Book review: The Chimp Paradox by Dr Steve Peters

We can control what we become through our thinking, and we can control what we think through our understanding.

Dr Steve Peters

Having worked with people all my life, it’s always fascinated me how differently we all react to certain situations.

This fascination with the way we think led me to listening to The Chimp Paradox whilst walking to and from work – before I bought my electric bike! This book is like a friendly guide through the maze of your own mind, helping you understand why you think and feel the way you do, and giving you practical tools to make sense of it all.

From the start, Dr Peters grabs your attention with the intriguing concept of the ‘chimp’. Not an actual chimp of course, but a clever metaphor for the emotional, impulsive part of your brain.

We all have a chimp inside us, and Dr Peters makes it feel less like an opponent and more like a quirky companion that we need to understand.

One of the things I love about this book is how it takes complex ideas about the brain and turns them into everyday language. You don’t need a psychology degree to follow and understand, which was great for me! He uses relatable stories and examples, making the content accessible to everyone who’s interested in what makes us tick.

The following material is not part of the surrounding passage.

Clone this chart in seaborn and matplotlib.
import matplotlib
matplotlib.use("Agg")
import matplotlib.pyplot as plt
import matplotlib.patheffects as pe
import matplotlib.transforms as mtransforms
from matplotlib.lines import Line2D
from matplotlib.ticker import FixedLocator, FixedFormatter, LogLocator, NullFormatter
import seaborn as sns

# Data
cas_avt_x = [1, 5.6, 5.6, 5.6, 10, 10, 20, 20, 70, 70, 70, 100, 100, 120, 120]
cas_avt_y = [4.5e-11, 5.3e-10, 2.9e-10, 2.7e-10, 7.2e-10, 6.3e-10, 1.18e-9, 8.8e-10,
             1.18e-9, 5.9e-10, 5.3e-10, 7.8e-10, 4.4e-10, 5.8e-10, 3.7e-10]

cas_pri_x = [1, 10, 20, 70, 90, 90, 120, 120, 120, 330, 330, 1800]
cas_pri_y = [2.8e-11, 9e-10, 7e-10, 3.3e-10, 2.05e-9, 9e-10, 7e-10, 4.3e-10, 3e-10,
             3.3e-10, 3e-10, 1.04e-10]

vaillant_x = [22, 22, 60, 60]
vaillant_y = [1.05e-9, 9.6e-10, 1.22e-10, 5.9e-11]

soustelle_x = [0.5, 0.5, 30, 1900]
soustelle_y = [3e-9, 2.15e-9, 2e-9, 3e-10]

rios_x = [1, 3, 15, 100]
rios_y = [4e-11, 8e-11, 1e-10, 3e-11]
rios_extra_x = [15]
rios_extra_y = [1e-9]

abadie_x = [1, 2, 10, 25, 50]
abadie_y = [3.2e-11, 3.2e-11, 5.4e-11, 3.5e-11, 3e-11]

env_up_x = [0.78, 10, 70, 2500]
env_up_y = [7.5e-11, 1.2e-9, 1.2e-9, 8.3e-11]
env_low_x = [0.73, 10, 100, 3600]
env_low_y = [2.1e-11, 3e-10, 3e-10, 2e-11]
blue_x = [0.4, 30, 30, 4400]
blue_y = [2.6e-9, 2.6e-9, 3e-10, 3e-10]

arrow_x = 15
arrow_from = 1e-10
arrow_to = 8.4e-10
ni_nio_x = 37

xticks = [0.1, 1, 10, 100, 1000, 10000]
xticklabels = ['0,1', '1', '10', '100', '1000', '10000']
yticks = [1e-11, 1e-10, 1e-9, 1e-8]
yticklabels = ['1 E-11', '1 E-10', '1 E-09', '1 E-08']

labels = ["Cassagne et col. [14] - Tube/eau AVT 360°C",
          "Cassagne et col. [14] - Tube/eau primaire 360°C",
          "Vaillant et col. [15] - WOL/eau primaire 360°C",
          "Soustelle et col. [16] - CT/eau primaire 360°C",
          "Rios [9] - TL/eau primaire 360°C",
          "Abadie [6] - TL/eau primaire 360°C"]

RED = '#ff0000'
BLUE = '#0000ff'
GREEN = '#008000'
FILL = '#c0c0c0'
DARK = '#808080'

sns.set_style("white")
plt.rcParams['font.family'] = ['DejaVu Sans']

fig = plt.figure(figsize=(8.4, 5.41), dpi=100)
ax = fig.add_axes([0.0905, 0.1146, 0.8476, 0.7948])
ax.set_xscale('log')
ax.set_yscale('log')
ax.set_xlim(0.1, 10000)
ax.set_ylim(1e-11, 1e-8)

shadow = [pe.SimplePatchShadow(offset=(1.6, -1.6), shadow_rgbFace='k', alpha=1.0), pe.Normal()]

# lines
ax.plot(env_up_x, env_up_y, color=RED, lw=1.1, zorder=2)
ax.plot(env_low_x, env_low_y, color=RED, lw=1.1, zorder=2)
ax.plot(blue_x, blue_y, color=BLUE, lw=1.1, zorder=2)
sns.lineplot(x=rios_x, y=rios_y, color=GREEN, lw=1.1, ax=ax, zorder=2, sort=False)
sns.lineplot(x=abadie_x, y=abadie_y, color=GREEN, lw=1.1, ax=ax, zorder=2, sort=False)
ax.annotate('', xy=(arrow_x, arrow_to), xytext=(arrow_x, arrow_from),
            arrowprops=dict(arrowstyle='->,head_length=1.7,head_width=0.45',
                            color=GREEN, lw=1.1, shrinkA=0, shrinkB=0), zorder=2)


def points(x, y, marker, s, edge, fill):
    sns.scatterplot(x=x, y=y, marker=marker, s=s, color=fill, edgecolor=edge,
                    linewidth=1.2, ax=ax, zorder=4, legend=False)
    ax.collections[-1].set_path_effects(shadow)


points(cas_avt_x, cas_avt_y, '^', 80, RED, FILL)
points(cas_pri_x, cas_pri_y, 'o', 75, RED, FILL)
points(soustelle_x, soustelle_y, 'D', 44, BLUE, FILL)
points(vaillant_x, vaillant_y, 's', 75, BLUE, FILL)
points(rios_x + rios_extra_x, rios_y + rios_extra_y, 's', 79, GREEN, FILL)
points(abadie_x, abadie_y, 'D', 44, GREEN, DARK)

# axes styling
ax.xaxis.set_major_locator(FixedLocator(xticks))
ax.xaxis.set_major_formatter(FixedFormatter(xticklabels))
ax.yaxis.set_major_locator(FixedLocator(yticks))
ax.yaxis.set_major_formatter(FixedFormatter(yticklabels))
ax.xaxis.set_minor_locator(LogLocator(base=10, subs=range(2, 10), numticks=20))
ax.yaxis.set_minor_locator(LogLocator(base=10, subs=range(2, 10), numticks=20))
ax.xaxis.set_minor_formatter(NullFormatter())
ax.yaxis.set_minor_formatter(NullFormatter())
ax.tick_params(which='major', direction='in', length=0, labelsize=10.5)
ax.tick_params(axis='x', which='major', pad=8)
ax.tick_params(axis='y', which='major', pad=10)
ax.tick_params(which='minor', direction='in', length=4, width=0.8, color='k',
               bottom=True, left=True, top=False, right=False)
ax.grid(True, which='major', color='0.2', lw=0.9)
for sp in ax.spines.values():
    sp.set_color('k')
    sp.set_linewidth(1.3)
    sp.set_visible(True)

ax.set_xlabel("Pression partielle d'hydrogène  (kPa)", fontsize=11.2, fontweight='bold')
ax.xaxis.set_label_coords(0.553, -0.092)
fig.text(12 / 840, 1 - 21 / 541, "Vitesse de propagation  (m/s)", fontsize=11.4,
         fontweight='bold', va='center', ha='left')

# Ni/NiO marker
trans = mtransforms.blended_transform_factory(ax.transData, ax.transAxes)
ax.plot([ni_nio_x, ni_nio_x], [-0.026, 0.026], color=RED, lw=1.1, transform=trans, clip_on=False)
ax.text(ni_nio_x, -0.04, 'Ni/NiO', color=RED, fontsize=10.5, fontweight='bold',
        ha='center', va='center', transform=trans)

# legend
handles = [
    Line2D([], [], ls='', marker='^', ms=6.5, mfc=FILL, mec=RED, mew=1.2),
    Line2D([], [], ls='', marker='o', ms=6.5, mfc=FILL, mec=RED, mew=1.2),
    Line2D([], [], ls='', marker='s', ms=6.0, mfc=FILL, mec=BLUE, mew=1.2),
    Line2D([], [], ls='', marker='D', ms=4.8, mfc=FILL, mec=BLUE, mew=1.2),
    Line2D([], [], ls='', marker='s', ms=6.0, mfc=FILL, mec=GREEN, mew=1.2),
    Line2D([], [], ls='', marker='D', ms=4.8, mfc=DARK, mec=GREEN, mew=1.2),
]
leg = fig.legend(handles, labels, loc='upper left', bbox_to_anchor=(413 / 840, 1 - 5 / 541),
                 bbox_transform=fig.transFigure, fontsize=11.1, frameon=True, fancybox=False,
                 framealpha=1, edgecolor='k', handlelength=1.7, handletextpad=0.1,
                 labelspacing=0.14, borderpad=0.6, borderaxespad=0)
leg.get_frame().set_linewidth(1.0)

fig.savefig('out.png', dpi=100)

The central idea of The Chimp Paradox is that your brain can be divided into three parts: the Human, the Chimp, and the Computer. The Human is the logical, rational thinker; the Chimp is the emotional, impulsive side; and the Computer is where your beliefs and experiences are store. It’s like a user-friendly manual for your own brain and it makes so much sense once you start reading.

Dr Peters gives you a toolbox of practical strategies to manage your Chimp. The ‘Mind Management Model’ is like a step-by-step guide to understanding and controlling your thoughts and emotions.

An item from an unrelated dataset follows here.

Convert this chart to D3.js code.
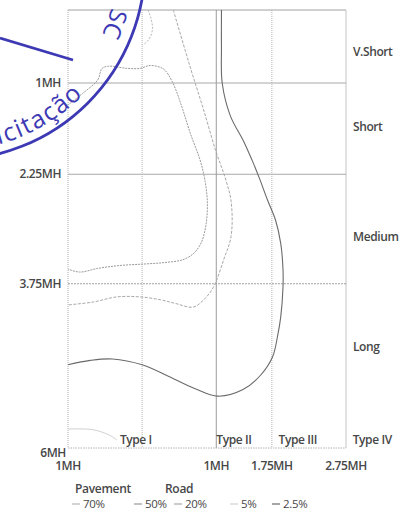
<!DOCTYPE html>
<html>
<head>
<meta charset="utf-8">
<script src="https://cdn.jsdelivr.net/npm/d3@7"></script>
<style>
  html, body { margin: 0; padding: 0; background: #fff; }
  svg { display: block; }
  text { font-family: "Open Sans", "Noto Sans", sans-serif; }
</style>
</head>
<body>
<svg id="chart" width="406" height="516"></svg>
<script>
// Depth (MH) down the page, lateral offset (MH) across: negative = pavement side, positive = road side
const yTicks = [1, 2.25, 3.75, 6];
const yTickLabels = ["1MH", "2.25MH", "3.75MH", "6MH"];
const xGrid = [0, 1, 1.75];
const xTicks = [-1, 1, 1.75, 2.75];
const xTickLabels = ["1MH", "1MH", "1.75MH", "2.75MH"];

// Duration bands on the right and type bands along the bottom
const durationLabels = ["V.Short", "Short", "Medium", "Long"];
const durationAt = [0.63, 1.66, 3.16, 4.67];
const typeLabels = ["Type I", "Type II", "Type III", "Type IV"];
const typeAt = [-0.3, 1.0, 1.84, 2.84];

// Probability contours: [lateral MH, depth MH]
const levels = ["70%", "50%", "20%", "5%", "2.5%"];
const c70 = [[0.08,0],[0.12,0.12],[0.14,0.25],[0.11,0.37],[0.05,0.45],[0,0.48]];
const c50 = [[-1,1.3],[-0.8,1.14],[-0.6,0.96],[-0.54,0.8],[-0.45,0.77],[-0.2,0.8],[-0.03,0.8],[0.11,0.76],[0.29,0.81],[0.41,0.99],
             [0.54,1.34],[0.65,1.69],[0.78,2.05],[0.85,2.35],[0.88,2.65],[0.86,2.95],[0.8,3.18],[0.7,3.33],[0.55,3.42],
             [0.3,3.46],[0.02,3.48],[-0.3,3.5],[-0.6,3.54],[-0.84,3.59],[-1,3.55]];
const c20 = [[0.42,0],[0.58,0.55],[0.69,0.92],[0.83,1.37],[0.99,1.92],[1.12,2.3],[1.2,2.62],[1.2,3.1],[1.1,3.42],
             [0.96,3.8],[0.83,3.97],[0.69,4.07],[0.45,4.02],[0.25,3.97],[-0.03,3.93],[-0.34,3.93],[-0.66,4.0],[-1,4.04]];
const c5 = [[-1,5.74],[-0.66,5.75],[-0.45,5.82],[-0.34,5.89]];
const c25 = [[1.07,0],[1.07,0.5],[1.08,1.0],[1.19,1.45],[1.37,1.8],[1.48,2.05],[1.58,2.3],[1.69,2.6],[1.8,2.88],[1.87,3.2],
             [1.9,3.55],[1.9,3.8],[1.87,4.2],[1.83,4.45],[1.76,4.75],[1.6,5.0],[1.36,5.2],[1.02,5.29],[0.7,5.18],[0.36,5.02],
             [0.0,4.86],[-0.4,4.78],[-0.7,4.8],[-1.0,4.86]];
const contours = [c70, c50, c20, c5, c25];

const levelStyle = {
  "70%":  { stroke: "#b8b8b8", width: 1,   dash: "2,1.5" },
  "50%":  { stroke: "#9a9a9a", width: 1,   dash: "2,1" },
  "20%":  { stroke: "#a8a8a8", width: 1,   dash: "3,1.5" },
  "5%":   { stroke: "#d0d0d0", width: 1,   dash: null },
  "2.5%": { stroke: "#6a6a6a", width: 1.1, dash: null }
};

const svg = d3.select("#chart");
const x = d3.scaleLinear().domain([-1, 2.75]).range([68, 346]);
const y = d3.scaleLinear().domain([0, 6]).range([10, 448]);
const ink = "#474747";
const fs = 12;

// frame
const g = svg.append("g");
g.append("line").attr("x1", x(-1)).attr("x2", x(2.75)).attr("y1", y(0)).attr("y2", y(0))
  .attr("stroke", "#a0a0a0").attr("stroke-width", 1);
g.append("line").attr("x1", x(2.75)).attr("x2", x(2.75)).attr("y1", y(0)).attr("y2", y(6))
  .attr("stroke", "#c4c4c4").attr("stroke-width", 1);
g.append("line").attr("x1", x(-1)).attr("x2", x(-1)).attr("y1", y(0)).attr("y2", y(6))
  .attr("stroke", "#b0b0b0").attr("stroke-dasharray", "1,1");
g.append("line").attr("x1", x(-1)).attr("x2", x(2.75)).attr("y1", y(6)).attr("y2", y(6))
  .attr("stroke", "#b4b4b4").attr("stroke-dasharray", "1.5,1");

// grid
g.selectAll(".hg").data(yTicks.slice(0, 3)).join("line")
  .attr("x1", x(-1)).attr("x2", x(2.75)).attr("y1", d => y(d)).attr("y2", d => y(d))
  .attr("stroke", (d, i) => i === 2 ? "#a0a0a0" : "#a8a8a8")
  .attr("stroke-dasharray", (d, i) => i === 2 ? "2,1" : null);
g.selectAll(".vg").data(xGrid).join("line")
  .attr("x1", d => x(d)).attr("x2", d => x(d)).attr("y1", y(0)).attr("y2", y(6))
  .attr("stroke", (d, i) => i === 1 ? "#9a9a9a" : "#b4b4b4")
  .attr("stroke-dasharray", (d, i) => i === 1 ? null : "1,1");

// contours
const line = d3.line().x(d => x(d[0])).y(d => y(d[1])).curve(d3.curveCatmullRom.alpha(0.5));
contours.forEach((pts, i) => {
  const s = levelStyle[levels[i]];
  svg.append("path").attr("d", line(pts)).attr("fill", "none")
    .attr("stroke", s.stroke).attr("stroke-width", s.width)
    .attr("stroke-dasharray", s.dash);
});

// y tick labels
svg.selectAll(".yl").data(yTicks).join("text")
  .attr("x", (d, i) => i === 3 ? 66 : 61).attr("y", (d, i) => y(d) + (i === 3 ? 9 : 4))
  .attr("text-anchor", "end").attr("font-size", fs).attr("font-weight", 600)
  .attr("fill", ink).attr("letter-spacing", -0.4)
  .text((d, i) => yTickLabels[i]);

// x tick labels
svg.selectAll(".xl").data(xTicks).join("text")
  .attr("x", d => x(d)).attr("y", 470)
  .attr("text-anchor", "middle").attr("font-size", fs).attr("font-weight", 600)
  .attr("fill", ink).attr("letter-spacing", -0.4)
  .text((d, i) => xTickLabels[i]);

// duration bands
svg.selectAll(".dl").data(durationLabels).join("text")
  .attr("x", 353).attr("y", (d, i) => y(durationAt[i]))
  .attr("font-size", fs).attr("font-weight", 600).attr("fill", ink).attr("letter-spacing", -0.4)
  .text(d => d);

// type bands
svg.selectAll(".tl").data(typeLabels).join("text")
  .attr("x", (d, i) => x(typeAt[i])).attr("y", 444)
  .attr("font-size", fs).attr("font-weight", 600).attr("fill", ink).attr("letter-spacing", -0.4)
  .text(d => d);

// legend
const lg = svg.append("g");
lg.append("text").attr("x", 75).attr("y", 493).attr("font-size", fs).attr("font-weight", 600)
  .attr("fill", ink).attr("letter-spacing", -0.3).text("Pavement");
lg.append("text").attr("x", 165).attr("y", 493).attr("font-size", fs).attr("font-weight", 600)
  .attr("fill", ink).attr("letter-spacing", -0.3).text("Road");
const legendX = [72, 134, 174, 230, 272];
levels.forEach((lv, i) => {
  const s = levelStyle[lv];
  lg.append("line").attr("x1", legendX[i]).attr("x2", legendX[i] + 8).attr("y1", 504).attr("y2", 504)
    .attr("stroke", s.stroke).attr("stroke-width", 1.2);
  lg.append("text").attr("x", legendX[i] + 11).attr("y", 508).attr("font-size", 11.5)
    .attr("fill", ink).attr("letter-spacing", -0.3).text(lv);
});

// rubber stamp across the upper-left corner
const ink2 = "#3d39b4";
const st = svg.append("g").attr("fill", "none").attr("stroke", ink2);
const cx = -50, cy = -35, r = 195;
st.append("circle").attr("cx", cx).attr("cy", cy).attr("r", r).attr("stroke-width", 2.8);
st.append("line").attr("x1", 0).attr("y1", 38).attr("x2", 73).attr("y2", 60).attr("stroke-width", 2.8);
const rad = a => a * Math.PI / 180;
const pt = (rr, a) => [cx + rr * Math.cos(rad(a)), cy + rr * Math.sin(rad(a))];
const defs = svg.append("defs");
// lower ring reads counter-clockwise, upper ring reads clockwise
const rLow = r - 9, rTop = r - 28;
const a0 = pt(rLow, 125), a1 = pt(rLow, -10);
defs.append("path").attr("id", "stampLow")
  .attr("d", `M${a0[0]},${a0[1]} A${rLow},${rLow} 0 0 0 ${a1[0]},${a1[1]}`);
const b0 = pt(rTop, -60), b1 = pt(rTop, 60);
defs.append("path").attr("id", "stampTop")
  .attr("d", `M${b0[0]},${b0[1]} A${rTop},${rTop} 0 0 1 ${b1[0]},${b1[1]}`);
svg.append("text").attr("font-family", "Liberation Sans, Arial, sans-serif")
  .attr("font-size", 25).attr("fill", ink2).attr("letter-spacing", 1.5)
  .append("textPath").attr("href", "#stampLow")
  .attr("startOffset", (rLow * rad(125 - 44)).toFixed(1)).attr("text-anchor", "end")
  .text("Solicitação");
svg.append("text").attr("font-family", "Liberation Sans, Arial, sans-serif")
  .attr("font-size", 24).attr("fill", ink2)
  .append("textPath").attr("href", "#stampTop")
  .attr("startOffset", (rTop * rad(60 + 24.5)).toFixed(1)).attr("text-anchor", "end")
  .text("SC");
</script>
</body>
</html>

It’s not about suppressing feelings, but learning to work with them in a way that serves you better. The book helps you recognise when your Chimp is in control and shows you how to shift to your Human to balance it out.

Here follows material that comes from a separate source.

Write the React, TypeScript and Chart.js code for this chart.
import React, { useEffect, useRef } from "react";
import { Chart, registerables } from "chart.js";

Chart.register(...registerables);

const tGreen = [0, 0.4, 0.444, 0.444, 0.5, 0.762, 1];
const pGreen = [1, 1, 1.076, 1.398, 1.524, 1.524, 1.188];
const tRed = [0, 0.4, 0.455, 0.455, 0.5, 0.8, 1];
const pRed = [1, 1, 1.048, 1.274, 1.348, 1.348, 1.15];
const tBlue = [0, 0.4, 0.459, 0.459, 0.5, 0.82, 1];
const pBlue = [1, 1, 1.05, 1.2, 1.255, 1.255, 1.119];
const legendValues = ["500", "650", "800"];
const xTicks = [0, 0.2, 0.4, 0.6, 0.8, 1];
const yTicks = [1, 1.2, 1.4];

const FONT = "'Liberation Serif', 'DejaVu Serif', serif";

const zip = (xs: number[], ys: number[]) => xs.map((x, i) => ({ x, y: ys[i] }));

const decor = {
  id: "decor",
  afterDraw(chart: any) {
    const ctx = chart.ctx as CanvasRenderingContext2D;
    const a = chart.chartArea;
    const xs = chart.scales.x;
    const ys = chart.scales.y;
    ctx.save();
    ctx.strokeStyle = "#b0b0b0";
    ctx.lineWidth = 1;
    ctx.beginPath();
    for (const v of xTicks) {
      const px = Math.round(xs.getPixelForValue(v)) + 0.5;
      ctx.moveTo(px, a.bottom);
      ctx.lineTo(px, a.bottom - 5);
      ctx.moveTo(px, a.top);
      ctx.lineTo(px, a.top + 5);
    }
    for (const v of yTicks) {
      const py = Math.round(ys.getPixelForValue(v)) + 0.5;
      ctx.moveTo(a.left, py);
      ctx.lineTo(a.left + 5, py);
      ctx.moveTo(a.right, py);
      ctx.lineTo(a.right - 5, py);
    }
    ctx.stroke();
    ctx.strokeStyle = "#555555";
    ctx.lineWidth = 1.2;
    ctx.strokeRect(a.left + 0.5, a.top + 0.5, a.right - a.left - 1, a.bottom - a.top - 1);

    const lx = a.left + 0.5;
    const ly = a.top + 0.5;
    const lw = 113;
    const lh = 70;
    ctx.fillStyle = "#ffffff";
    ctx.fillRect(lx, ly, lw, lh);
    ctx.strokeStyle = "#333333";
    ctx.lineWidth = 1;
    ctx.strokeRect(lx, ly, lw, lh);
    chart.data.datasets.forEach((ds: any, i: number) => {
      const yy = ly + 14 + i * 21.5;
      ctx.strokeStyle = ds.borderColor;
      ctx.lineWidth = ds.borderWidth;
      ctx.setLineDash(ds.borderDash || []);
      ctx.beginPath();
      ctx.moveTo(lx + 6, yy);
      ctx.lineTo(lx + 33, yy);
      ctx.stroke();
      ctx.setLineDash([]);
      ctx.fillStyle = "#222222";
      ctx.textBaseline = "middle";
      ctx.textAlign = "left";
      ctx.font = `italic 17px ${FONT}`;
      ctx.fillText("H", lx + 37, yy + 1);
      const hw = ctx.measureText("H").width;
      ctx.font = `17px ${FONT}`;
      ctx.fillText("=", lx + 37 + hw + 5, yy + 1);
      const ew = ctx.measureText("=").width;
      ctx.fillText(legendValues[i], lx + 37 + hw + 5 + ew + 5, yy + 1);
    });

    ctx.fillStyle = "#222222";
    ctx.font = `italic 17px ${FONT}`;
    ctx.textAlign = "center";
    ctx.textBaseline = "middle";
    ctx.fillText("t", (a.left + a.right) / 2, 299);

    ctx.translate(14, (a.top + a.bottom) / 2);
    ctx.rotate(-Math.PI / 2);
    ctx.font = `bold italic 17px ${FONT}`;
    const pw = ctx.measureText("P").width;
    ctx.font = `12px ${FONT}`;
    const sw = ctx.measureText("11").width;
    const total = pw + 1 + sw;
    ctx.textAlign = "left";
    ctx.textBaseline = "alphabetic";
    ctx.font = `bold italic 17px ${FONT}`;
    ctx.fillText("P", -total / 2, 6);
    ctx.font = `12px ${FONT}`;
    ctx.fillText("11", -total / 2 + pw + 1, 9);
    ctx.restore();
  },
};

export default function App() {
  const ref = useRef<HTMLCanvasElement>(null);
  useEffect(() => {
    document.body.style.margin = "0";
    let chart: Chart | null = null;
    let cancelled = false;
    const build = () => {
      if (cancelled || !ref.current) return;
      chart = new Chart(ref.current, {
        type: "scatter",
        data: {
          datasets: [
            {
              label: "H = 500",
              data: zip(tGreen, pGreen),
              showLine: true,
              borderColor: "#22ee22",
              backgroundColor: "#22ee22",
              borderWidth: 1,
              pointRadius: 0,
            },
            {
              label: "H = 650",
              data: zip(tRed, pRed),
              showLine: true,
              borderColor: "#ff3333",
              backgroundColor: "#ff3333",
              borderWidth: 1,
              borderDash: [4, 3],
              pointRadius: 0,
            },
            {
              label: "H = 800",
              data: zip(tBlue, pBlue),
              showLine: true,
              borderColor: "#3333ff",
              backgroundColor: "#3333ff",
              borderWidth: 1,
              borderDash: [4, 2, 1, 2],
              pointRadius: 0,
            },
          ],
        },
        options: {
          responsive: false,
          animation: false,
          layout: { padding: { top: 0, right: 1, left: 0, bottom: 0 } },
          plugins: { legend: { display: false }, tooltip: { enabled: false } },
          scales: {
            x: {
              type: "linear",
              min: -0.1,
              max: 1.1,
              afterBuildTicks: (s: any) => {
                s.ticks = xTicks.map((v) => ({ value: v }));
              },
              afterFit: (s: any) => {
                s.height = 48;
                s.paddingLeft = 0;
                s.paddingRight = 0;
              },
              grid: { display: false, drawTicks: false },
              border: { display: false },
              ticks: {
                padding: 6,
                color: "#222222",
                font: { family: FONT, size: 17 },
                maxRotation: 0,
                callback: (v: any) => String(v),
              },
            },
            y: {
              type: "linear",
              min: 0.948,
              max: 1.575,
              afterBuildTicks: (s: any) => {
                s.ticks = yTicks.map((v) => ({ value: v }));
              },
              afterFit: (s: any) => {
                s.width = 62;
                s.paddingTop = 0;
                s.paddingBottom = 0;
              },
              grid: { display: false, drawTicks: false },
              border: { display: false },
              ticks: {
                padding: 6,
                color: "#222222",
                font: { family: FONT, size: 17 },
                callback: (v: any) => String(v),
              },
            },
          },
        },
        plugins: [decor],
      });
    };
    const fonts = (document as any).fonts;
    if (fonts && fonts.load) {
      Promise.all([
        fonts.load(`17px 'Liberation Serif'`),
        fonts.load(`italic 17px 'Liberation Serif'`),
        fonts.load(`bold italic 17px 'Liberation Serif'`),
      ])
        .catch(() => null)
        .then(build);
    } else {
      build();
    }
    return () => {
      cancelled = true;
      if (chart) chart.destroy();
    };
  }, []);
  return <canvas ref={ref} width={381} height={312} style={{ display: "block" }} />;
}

This book isn’t just about you though; it’s about the people around you too. Dr Peters delves into the dynamics of relationships and explains how understanding the Chimps of you and others can lead to better communication and stronger connections.

In a very people-centric role, it’s refreshing to read a self-help book that emphasises empathy and understanding, rather than just pushing you to be a better but more robotic version of yourself.

While The Chimp Paradox is a fantastic read, it can feel a bit repetitive at times.

The use of metaphors and anecdotes, while engaging, can become a tad predictable. Some might prefer a more straightforward approach that cuts straight to the chase, but personally, I really liked the storytelling.

If you’re looking for a book that feels like a chat with a friend who happens to be a brain expert, The Chimp Paradox is it. The book is practical and applicable to just about anyone. I’m more aware of how and why I react to situations and have a better understanding of other people’s reactions because of this book.

So, grab a copy, get to know your Chimp, and see what you can learn about your reactions.